Ses premières explorations de Malte, effectuées à pied, ont été déterminantes pour la gestation de cette série. La figue de Barbarie, avec sa forme sculpturale et son symbolisme chargé, a progressivement pris une place centrale dans ses compositions. Elle est apparue comme un moyen de « faire passer en contrebande » des significations personnelles dans des contextes reconnaissables et d’insérer sa vision dans le tissu de la culture visuelle maltaise.
Le titre Smuggler fonctionne donc à plusieurs niveaux. Il s’agit d’un clin d’œil au voyage migratoire de la figue de Barbarie, mais aussi d’une métaphore de la méthode de l’artiste : transposer, superposer et détourner des images et des significations à travers des histoires visuelles. Les peintures de Kaiser ne dissimulent pas cet acte d’intervention culturelle ; au contraire, elles le soulignent avec esprit et audace. En superposant le motif du cactus à des sujets classiques – qu’il s’agisse de scènes religieuses, de détails de personnages ou de natures mortes – Kaiser crée des œuvres qui semblent à la fois familières et étranges.

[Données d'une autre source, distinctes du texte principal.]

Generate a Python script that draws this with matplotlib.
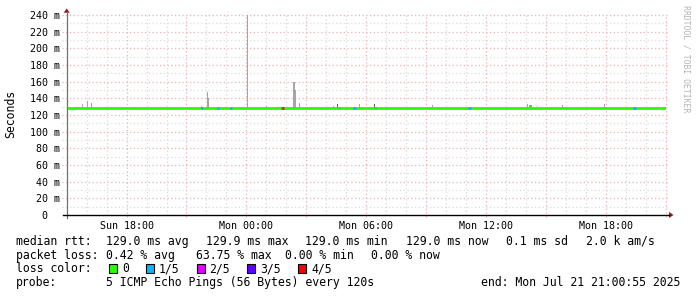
import matplotlib
matplotlib.use("Agg")
import matplotlib.pyplot as plt
import matplotlib.dates as mdates
import pandas as pd
from matplotlib.lines import Line2D
from matplotlib.patches import Polygon, Rectangle

plt.rcParams['font.family'] = ['DejaVu Sans Mono', 'DejaVu Sans']

# time window of the graph
t_start = "2025-07-20 15:00:55"
t_end = "2025-07-21 21:00:55"

# median rtt (ms), mostly flat
median_rtt = 129.0

# small deviations of the median
dev_from = ["2025-07-21 14:10"]
dev_to = ["2025-07-21 14:19"]
dev_value = [130.8]

# smoke: spread of the pings above the median (ms)
smoke_time = ["2025-07-20 15:46", "2025-07-20 16:04", "2025-07-20 16:16",
              "2025-07-20 21:46", "2025-07-20 22:04", "2025-07-20 22:07",
              "2025-07-21 00:04", "2025-07-21 01:01", "2025-07-21 02:22",
              "2025-07-21 02:25", "2025-07-21 02:28", "2025-07-21 02:40",
              "2025-07-21 04:22", "2025-07-21 04:34", "2025-07-21 05:40",
              "2025-07-21 06:25", "2025-07-21 09:19", "2025-07-21 14:04",
              "2025-07-21 15:49", "2025-07-21 17:55"]
smoke_top = [133, 136.5, 134, 131, 148, 140, 240, 131, 160, 160, 150, 134,
             131, 132.7, 133, 133, 132, 133, 132, 132.7]
smoke_dark = [0, 0, 0, 0, 0, 0, 0, 0, 0, 0, 0, 0,
              0, 1, 0, 1, 0, 0, 0, 0]

# packet loss colouring of the median line (level = lost pings of 5)
loss_from = ["2025-07-20 21:43", "2025-07-20 22:31", "2025-07-20 23:10",
             "2025-07-21 01:43", "2025-07-21 01:46", "2025-07-21 04:34",
             "2025-07-21 05:19", "2025-07-21 06:25", "2025-07-21 11:07",
             "2025-07-21 19:22"]
loss_to = ["2025-07-20 21:49", "2025-07-20 22:37", "2025-07-20 23:16",
           "2025-07-21 01:46", "2025-07-21 01:52", "2025-07-21 04:37",
           "2025-07-21 05:28", "2025-07-21 06:28", "2025-07-21 11:16",
           "2025-07-21 19:31"]
loss_level = [1, 1, 1, 2, 4, 1, 1, 1, 1, 1]

loss_labels = ["0", "1/5", "2/5", "3/5", "4/5"]
loss_colors = ["#26ff00", "#00b8ff", "#dd00ff", "#5e00ff", "#ff0000"]

yticks = [0, 20, 40, 60, 80, 100, 120, 140, 160, 180, 200, 220, 240]

stats_rtt = ["129.0 ms avg", "129.9 ms max", "129.0 ms min",
             "129.0 ms now", "0.1 ms sd", "2.0 k am/s"]
stats_loss = ["0.42 % avg", "63.75 % max", "0.00 % min", "0.00 % now"]
probe_text = "5 ICMP Echo Pings (56 Bytes) every 120s"
end_text = "end: Mon Jul 21 21:00:55 2025"

W, H = 697, 297


def fx(px):
    return px / W


def fy(py):
    return 1 - py / H


def num(times):
    return mdates.date2num(pd.to_datetime(times))


fig = plt.figure(figsize=(W / 100, H / 100), dpi=100)
fig.patch.set_facecolor("white")
ax = fig.add_axes([fx(67), fy(215), 599 / W, 200 / H])

x0, x1 = num([t_start, t_end])
ax.set_xlim(x0, x1)
ax.set_ylim(0, 240)
for s in ax.spines.values():
    s.set_visible(False)

# grid (dotted, rrdtool style)
grid_major = "#eab2b2"
grid_minor = "#dadada"
dots = (0, (1, 2))
hours = pd.date_range(pd.Timestamp(t_start).ceil("h"), t_end, freq="h")
xt = ax.get_xaxis_transform()
yt = ax.get_yaxis_transform()
for h in hours:
    hx = mdates.date2num(h)
    if h.hour % 3 == 0:
        ax.vlines(hx, -0.01, 1, transform=xt, colors=grid_major,
                  linestyles=dots, lw=0.9, clip_on=False, zorder=1)
    else:
        ax.vlines(hx, 0, 1, transform=xt, colors=grid_minor,
                  linestyles=dots, lw=0.9, clip_on=False, zorder=0.9)
for v in range(10, 241, 10):
    c = grid_major if v % 20 == 0 else grid_minor
    ax.hlines(v, -0.008, 1.004, transform=yt, colors=c, linestyles=dots,
              lw=0.9, clip_on=False, zorder=1 if v % 20 == 0 else 0.9)

# smoke
st = num(smoke_time)
width = 3 / 1440
for t, top, dark in zip(st, smoke_top, smoke_dark):
    ax.bar(t, top - median_rtt, bottom=median_rtt, width=width,
           color="#5a5f63" if dark else "#a6a6a6", linewidth=0, zorder=2)

# median line coloured by loss
ax.hlines(median_rtt, x0, x1, colors=loss_colors[0], lw=2.0,
          capstyle="butt", zorder=3)
for a, b, v in zip(num(dev_from), num(dev_to), dev_value):
    ax.add_patch(Rectangle((a, median_rtt), b - a, v - median_rtt + 0.8,
                           color=loss_colors[0], lw=0, zorder=3))
for a, b, lv in zip(num(loss_from), num(loss_to), loss_level):
    ax.hlines(median_rtt, a, b, colors=loss_colors[lv], lw=2.0,
              capstyle="butt", zorder=4)

# ticks
ax.xaxis.set_major_locator(mdates.HourLocator(byhour=[0, 6, 12, 18]))
ax.xaxis.set_major_formatter(mdates.DateFormatter("%a %H:%M"))
ax.set_yticks(yticks)
ax.set_yticklabels([f"{v} m" if v else "0  " for v in yticks])
ax.tick_params(axis="both", length=0, labelsize=7.2, colors="black")
ax.tick_params(axis="y", pad=5)
ax.tick_params(axis="x", pad=4)

fig.text(fx(11), fy(114), "Seconds", rotation=90, ha="center", va="center",
         fontsize=8.3)

# axis lines and arrows
arrow_c = "#8b1c1c"
fig.add_artist(Line2D([fx(66.7), fx(66.7)], [fy(217.5), fy(12.5)],
                      color="#707070", lw=0.9))
fig.add_artist(Line2D([fx(63), fx(669)], [fy(215), fy(215)],
                      color="black", lw=1.0))
fig.add_artist(Polygon([(fx(63.7), fy(12.7)), (fx(69.7), fy(12.7)),
                        (fx(66.7), fy(8.5))], closed=True, color=arrow_c,
                       lw=0))
fig.add_artist(Polygon([(fx(669), fy(212)), (fx(669), fy(218)),
                        (fx(673.5), fy(215))], closed=True, color=arrow_c,
                       lw=0))

fig.text(fx(686), fy(59), "RRDTOOL / TOBI OETIKER", rotation=270,
         ha="center", va="center", fontsize=5.9, color="#b4b4b4")

# legend block
fs = 8.3
rows = [245, 258.7, 272.3, 286]
fig.text(fx(15.5), fy(rows[0]), "median rtt:", fontsize=fs, va="baseline")
for xp, s in zip([105.8, 205.8, 305, 406.5, 505.5, 585.5], stats_rtt):
    fig.text(fx(xp), fy(rows[0]), s, fontsize=fs, va="baseline")
fig.text(fx(15.5), fy(rows[1]), "packet loss:", fontsize=fs, va="baseline")
for xp, s in zip([106, 195.5, 285, 371], stats_loss):
    fig.text(fx(xp), fy(rows[1]), s, fontsize=fs, va="baseline")
fig.text(fx(15.5), fy(rows[2]), "loss color:", fontsize=fs, va="baseline")
for bx, tx, lab, col in zip([108.7, 145.7, 196.7, 247, 298],
                            [122, 159, 209.5, 260.7, 311.5],
                            loss_labels, loss_colors):
    fig.add_artist(Rectangle((fx(bx), fy(273.3)), 8 / W, 9 / H,
                             facecolor=col, edgecolor="black", lw=0.8))
    fig.text(fx(tx), fy(rows[2]), lab, fontsize=fs, va="baseline")
fig.text(fx(15.5), fy(rows[3]), "probe:", fontsize=fs, va="baseline")
fig.text(fx(106), fy(rows[3]), probe_text, fontsize=fs, va="baseline")
fig.text(fx(680.5), fy(rows[3]), end_text, fontsize=fs, va="baseline",
         ha="right")

fig.savefig("out.png", dpi=100)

Dans série Cactus Still life Religious, l’iconographie chrétienne traditionnelle est réimaginée avec une irrévérence ludique. Des bouteilles de produits de nettoyage remplacent les figures sacrées, encadrées par les silhouettes des cactus, un geste qui déstabilise les lectures conventionnelles tout en invitant à de nouvelles interprétations. Cette approche impertinente et affectueuse fait écho à l’exubérance de la festa maltaise, où le sacré et le profane se rejoignent souvent dans des spectacles éblouissants.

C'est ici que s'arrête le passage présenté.